# Made some "wooden" router table insert rings



## Burke (Sep 8, 2011)

I've enjoyed the little Ryobi router table that I bought along with the R163 router from Home Depot back in 2011 (I think they carry a different table now) but I've always disliked the little yellow plastic insert rings that came with it. They're just not as flush with the table surface as I would like. So much so that small work pieces tend to drop off into that substantially recessed area making it frustrating to make a precise cut on a small piece. So I finally decided to try to make my own flush insert rings using some leftover pieces of 1/2" thick red oak...

Made the circles themselves using a quickly thrown together jig on the table saw. (If you'll notice the miter slot on my particular saw, you'll understand why I opted to go with using the table edge as a guide. I'm still planning to make some hardwood runners for this thing, but this was not that day.) The resulting jig looks ugly but worked flawlessly. (I had the blade raised fully while using the jig, but had lowered it just before snapping these pics.) 

Have only made a couple so far but I was pleased with how they turned out...


----------



## jw2170 (Jan 24, 2008)

Nice little project, Burke.

I would be more inclined to use a circle cutting jig rather than the table saw, but that is just me...

A 'still' photo of the cutting set up would help to understand how you cut the circle.


----------



## Burke (Sep 8, 2011)

jw2170 said:


> A 'still' photo of the cutting set up would help to understand how you cut the circle.


Hi James, 

Here's the video that gave me the idea on how to make wooden circles: Making circles on a table saw.

I basically did exactly what this guy does.
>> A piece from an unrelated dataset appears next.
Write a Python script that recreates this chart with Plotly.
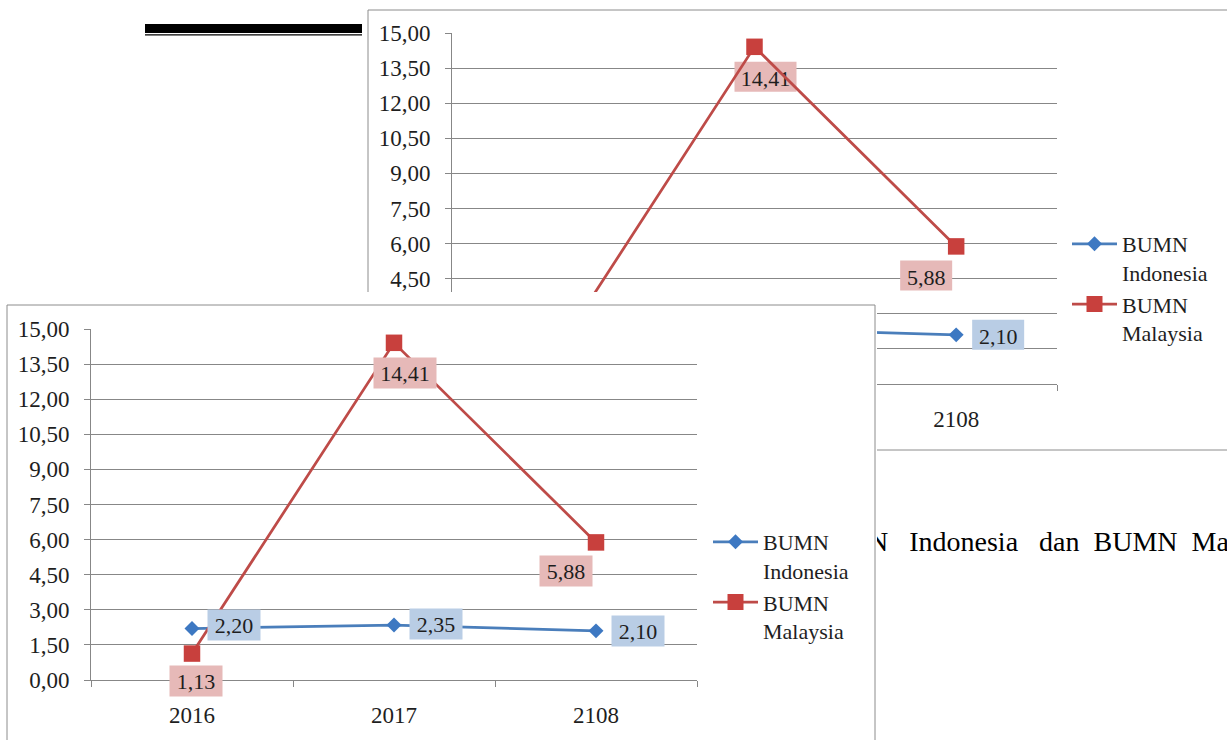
import plotly.graph_objects as go

# ---------------- data ----------------
years = ["2016", "2017", "2108"]
bumn_indonesia = [2.20, 2.35, 2.10]
bumn_malaysia = [1.13, 14.41, 5.88]
series_labels = ["BUMN<br>Indonesia", "BUMN<br>Malaysia"]
y_tickvals = [0.0, 1.5, 3.0, 4.5, 6.0, 7.5, 9.0, 10.5, 12.0, 13.5, 15.0]
caption = "N\u00a0\u00a0\u00a0Indonesia\u00a0\u00a0\u00a0dan\u00a0\u00a0BUMN\u00a0\u00a0Malaysia"

# ---------------- styling ----------------
W, H = 1227, 740
FONT = "Liberation Serif, Times New Roman, serif"
TXT = "#1e1e1e"
GRID = "#878787"
FRAME = "#8c8c8c"
BLUE_LINE, BLUE_MARK, BLUE_BOX = "#4a7ebb", "#3d78c2", "#b9cde5"
RED_LINE, RED_MARK, RED_BOX = "#be4b48", "#c8403d", "#e6b9b8"
TICK_SIZE = 23
LABEL_SIZE = 22

# data-label offsets from their point, in pixels (right, up)
indo_label_off = [(42, 4), (42, 1), (42, 0)]
malay_label_off = [(4, -27), (11, -30), (-30, -29)]
LABEL_H = 30

# panel geometry in pixels: (left, right, top, bottom)
back_plot = (452, 1057, 33, 384)
back_frame = (368, 1250, 10, 450)
front_plot = (91, 697, 329, 680)
front_sheet = (5, 877, 292, 740)     # white sheet of the front chart
front_frame = (7, 875, 305, 760)     # its border


def px_x(p):
    return p / W


def px_y(p):
    return 1 - p / H


def fmt(v):
    return f"{v:.2f}".replace(".", ",")


def label_width(text):
    return 10 * len(text) + 12


def value_axis(plot, anchor):
    l, r, t, b = plot
    return dict(
        domain=[px_y(b), px_y(t)], anchor=anchor, range=[0, 15],
        tickmode="array", tickvals=y_tickvals, tickformat=".2f",
        showgrid=True, gridcolor=GRID, gridwidth=1,
        showline=True, linecolor=GRID, linewidth=1,
        ticks="outside", ticklen=6, tickcolor=GRID, tickwidth=1,
        ticklabelstandoff=10, zeroline=False, automargin=False,
        tickfont=dict(family=FONT, size=TICK_SIZE, color=TXT), fixedrange=True,
    )


def category_axis(plot, anchor):
    l, r, t, b = plot
    return dict(
        domain=[px_x(l), px_x(r)], anchor=anchor, type="category",
        categoryorder="array", categoryarray=years, range=[-0.5, 2.5],
        tickson="boundaries", ticks="outside", ticklen=6, tickcolor=GRID,
        showgrid=False, showline=True, linecolor=GRID, linewidth=1,
        zeroline=False, ticklabelstandoff=14, automargin=False,
        tickfont=dict(family=FONT, size=TICK_SIZE, color=TXT), fixedrange=True,
    )


def series_traces(xa, ya, legend):
    return [
        go.Scatter(
            x=years, y=bumn_indonesia, name=series_labels[0], mode="lines+markers",
            line=dict(color=BLUE_LINE, width=2.75),
            marker=dict(symbol="diamond", size=11.5, color=BLUE_MARK),
            xaxis=xa, yaxis=ya, legend=legend, hoverinfo="skip",
        ),
        go.Scatter(
            x=years, y=bumn_malaysia, name=series_labels[1], mode="lines+markers",
            line=dict(color=RED_LINE, width=2.75),
            marker=dict(symbol="square", size=16.5, color=RED_MARK),
            xaxis=xa, yaxis=ya, legend=legend, hoverinfo="skip",
        ),
    ]


fig = go.Figure()

# base canvas (pixel coordinates) holding the running text of the page
fig.add_trace(go.Scatter(
    x=[868], y=[544], text=[caption], mode="text", textposition="middle right",
    textfont=dict(family=FONT, size=28, color="black"),
    xaxis="x", yaxis="y", showlegend=False, hoverinfo="skip", cliponaxis=False,
))

# chart drawn behind
for tr in series_traces("x2", "y2", "legend2"):
    fig.add_trace(tr)

# white sheet of the chart in front (its plot background hides what lies behind)
fig.add_trace(go.Scatter(x=[None], y=[None], xaxis="x3", yaxis="y3",
                         showlegend=False, hoverinfo="skip"))

# chart in front
for tr in series_traces("x4", "y4", "legend"):
    fig.add_trace(tr)

shapes = [
    # double rule at the top left of the page
    dict(type="rect", xref="paper", yref="paper", layer="below",
         x0=px_x(145), x1=px_x(362), y0=px_y(33), y1=px_y(24),
         fillcolor="black", line=dict(width=0)),
    dict(type="rect", xref="paper", yref="paper", layer="below",
         x0=px_x(145), x1=px_x(362), y0=px_y(35.5), y1=px_y(34.2),
         fillcolor="black", line=dict(width=0)),
    # border of the chart behind
    dict(type="rect", xref="paper", yref="paper", layer="below",
         x0=px_x(back_frame[0]), x1=px_x(back_frame[1]),
         y0=px_y(back_frame[3]), y1=px_y(back_frame[2]),
         fillcolor="rgba(0,0,0,0)", line=dict(color=FRAME, width=1)),
    # border of the chart in front, drawn on its sheet (sheet axes are in pixels)
    dict(type="rect", xref="x3", yref="y3", layer="between",
         x0=front_frame[0], x1=front_frame[1], y0=front_frame[2], y1=front_frame[3],
         fillcolor="rgba(0,0,0,0)", line=dict(color=FRAME, width=1)),
]

# data labels of the chart behind: boxes in axis units so they sit under the front sheet
cat_px = (back_plot[1] - back_plot[0]) / len(years)
unit_px = (back_plot[3] - back_plot[2]) / 15.0
for values, offs, box in ((bumn_indonesia, indo_label_off, BLUE_BOX),
                          (bumn_malaysia, malay_label_off, RED_BOX)):
    for i, v in enumerate(values):
        txt = fmt(v)
        dx, dy = offs[i]
        w = label_width(txt)
        shapes.append(dict(
            type="rect", xref="x2", yref="y2", layer="between",
            x0=i + (dx - w / 2) / cat_px, x1=i + (dx + w / 2) / cat_px,
            y0=v + (dy - LABEL_H / 2) / unit_px, y1=v + (dy + LABEL_H / 2) / unit_px,
            fillcolor=box, line=dict(width=0),
            label=dict(text=txt, font=dict(family=FONT, size=LABEL_SIZE, color=TXT),
                       textposition="middle center", padding=0),
        ))

# data labels of the chart in front (category axes take the category index)
annotations = []
for values, offs, box in ((bumn_indonesia, indo_label_off, BLUE_BOX),
                          (bumn_malaysia, malay_label_off, RED_BOX)):
    for i, v in enumerate(values):
        txt = fmt(v)
        dx, dy = offs[i]
        annotations.append(dict(
            x=i, y=v, xref="x4", yref="y4", text=txt, showarrow=False,
            xshift=dx, yshift=dy, bgcolor=box, width=label_width(txt),
            height=LABEL_H, borderpad=0,
            font=dict(family=FONT, size=LABEL_SIZE, color=TXT),
        ))

legend_style = dict(
    xanchor="left", yanchor="top", bgcolor="rgba(0,0,0,0)",
    font=dict(family=FONT, size=22, color=TXT), valign="top",
    tracegroupgap=0, itemwidth=45, itemclick=False, itemdoubleclick=False,
)

fig.update_layout(
    width=W, height=H, autosize=False,
    margin=dict(l=0, r=0, t=0, b=0, pad=0, autoexpand=False),
    paper_bgcolor="white", plot_bgcolor="white",
    separators=",.",
    showlegend=True,
    legend=dict(x=px_x(708), y=px_y(521), **legend_style),
    legend2=dict(x=px_x(1067), y=px_y(223), **legend_style),
    # canvas
    xaxis=dict(domain=[0, 1], range=[0, W], visible=False, fixedrange=True,
               anchor="y", automargin=False),
    yaxis=dict(domain=[0, 1], range=[H, 0], visible=False, fixedrange=True,
               anchor="x", automargin=False),
    # chart behind
    xaxis2=category_axis(back_plot, "y2"),
    yaxis2=value_axis(back_plot, "x2"),
    # front sheet, axes in pixel units
    xaxis3=dict(domain=[px_x(front_sheet[0]), px_x(front_sheet[1])], anchor="y3",
                range=[front_sheet[0], front_sheet[1]], visible=False,
                fixedrange=True, automargin=False),
    yaxis3=dict(domain=[px_y(front_sheet[3]), px_y(front_sheet[2])], anchor="x3",
                range=[front_sheet[3], front_sheet[2]], visible=False,
                fixedrange=True, automargin=False),
    # chart in front
    xaxis4=category_axis(front_plot, "y4"),
    yaxis4=value_axis(front_plot, "x4"),
    shapes=shapes,
    annotations=annotations,
    hovermode=False,
)

fig.write_html("out.html")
I was surprised with how quick and easy it is to go from a square block to a round circle by just repeatedly buzzing off the corners. Quick jig, quick circles, and really worked great.

Burke


----------



## JOAT (Apr 9, 2010)

Burke said:


> Here's the video that gave me the idea on how to make wooden circles: Making circles on a table saw.


Slick, altho the guy did get his fingers closer to the blade a few times than I would really feel comfortable doing.

Always nice to try something new, and have it turn out well.


----------



## Wildwood (Aug 14, 2010)

I also use a circle cutting jig on my table saw - just a simple platform with a pivot point drilled at a suitable distance, with a cleat on the bottom to ride on the edge of the table. I recently had to cut 14 blank circles, 350 mm diam. with no central hole, so I added a turntable to the the jig, to which I hot-glued the blank workpieces. The blanks were then turned on a lathe by a friend, to make commissioned plate holders for a guest house. I know that the whole job could have been done on the lathe, but I just wanted to make a point to my friend who did the turning, who doubted that I could give him perfectly circular blanks.


----------



## OutoftheWoodwork (Oct 4, 2012)

Nice job, Burke. And I'm with you; I hate those plastic parts. They just don't fit right.


----------



## Burke (Sep 8, 2011)

Wildwood said:


> I recently had to cut 14 blank circles, 350 mm diam. with no central hole, so I added a turntable to the the jig, to which I hot-glued the blank workpieces.


Hey Rob, very neatly done. I like the idea of the turntable and avoiding a central hole. Bravo!


----------



## papasombre (Sep 22, 2011)

Hello, Burke and Rob.

Both of you guys, have done a very nice wooden circles.


----------



## bosox (Jun 12, 2012)

Pretty neat job with those wood circles. You outdid yourself today!


----------